Le chapitre final de l’Éthique à Nicomaque aborde ces mêmes questions, dans une perspective différente. L’appel à la vertu, qui a couru dans tout le livre, ne saurait atteindre que des natures heureusement douées, mais la foule obéit moins à un sens de l’honneur ou à l'amour de la justice qu’à la crainte de la punition. Il faut donc bien, pour cette foule, de ces lois minimales préservant du plus gros de l’injustice. Mais ce qui scandalise Aristote, c’est qu’une société puisse envisager de s’en tenir là, que la simple correction des conduites ne soit pas un terrain pour aller plus loin, sinon pour tous, au moins pour le plus grand nombre qu'il sera possible. La portée de la loi est double: préserver des injustices les plus grossières, mais elle doit en outre former à la vertu.
En conclusion (provisoire) ce sont ceux qui contribuent le mieux à ce que la communauté soit vertueuse, qui doivent y avoir la plus grande part. Plutôt que ceux qui, du point de vue du statut, ou de l’ancienneté de leur famille dans la Cité, sont égaux, ou même supérieurs, mais qui ne valent guère par leur vertu, ou que ceux qui, grands par leur fortune, sont peu de chose par leur valeur personnelle.

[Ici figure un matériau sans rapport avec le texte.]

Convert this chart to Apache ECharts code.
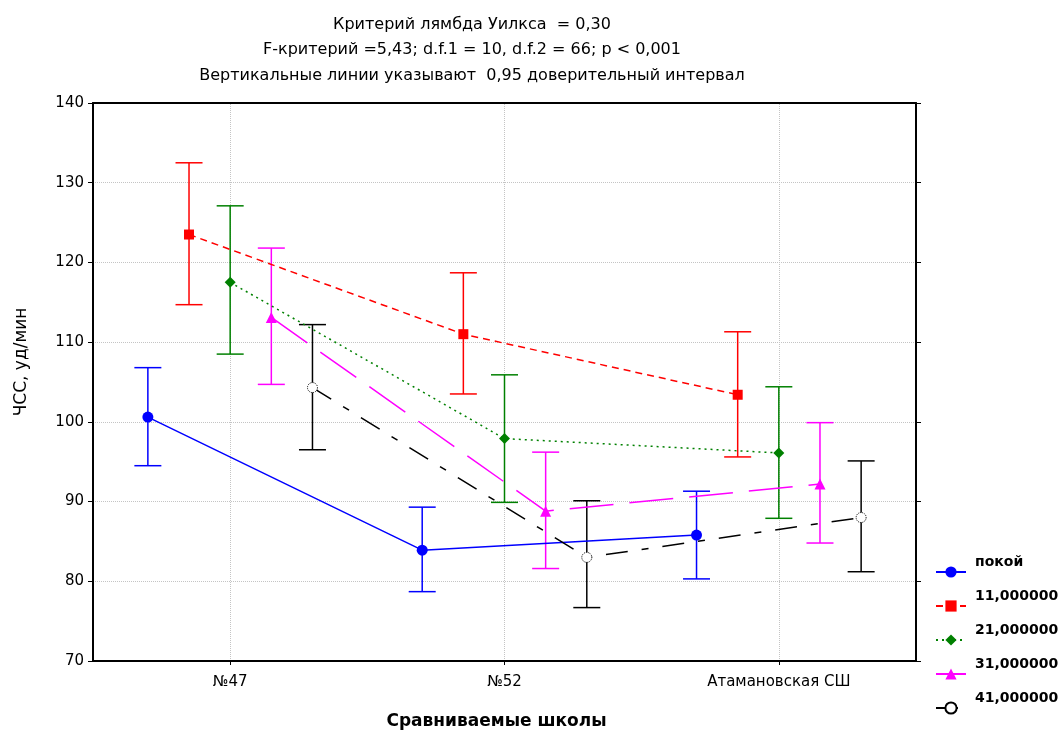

Entendons, plus encore que les vertueux, les éducateurs : ceux qui permettent à la vertu d'être aimée et de se diffuser.
La liberté est ici rapprochée du genos, de la famille : et c'est logique, si ma prétention à "en être" n'est fondée que sur ma qualité abstraite, mon statut, d'homme libre. Ce n'est que le plus modeste des privilèges, mais privilège tout de même. Pensez aux « Français de souche »..
Vertu : ne pas oublier que celle-ci comprend aussi la sagesse, l’étude, la culture (notamment la philosophie politique mais s'étendant bien au-delà). Il est vrai que cet aspect de la vertu est laissé ici de côté, et qu'on se contente pour simplifier d'une vertu simplement pratique, mais c'est cette vie de culture qui doit prospérer sur un terrain politiquement, socialement, sain. La promotion d'une telle vie accompagne le désinvestissement du pouvoir. Mais un désinvestissement qui ne soit pas une fuite ! Elle n'est possible que sur le fond d’un traitement acceptable, durable, de la question du pouvoir (faute de quoi, le loisir déchoit en privilège et en divertissement).
On peut croire, arrivés à ce point, qu'Aristote se dirige vers un plaidoyer pour l'aristocratie, ayant renvoyé dos-à-dos oligarchie et démocratie pour leur insuffisance, rendue manifeste par le rappel de la finalité.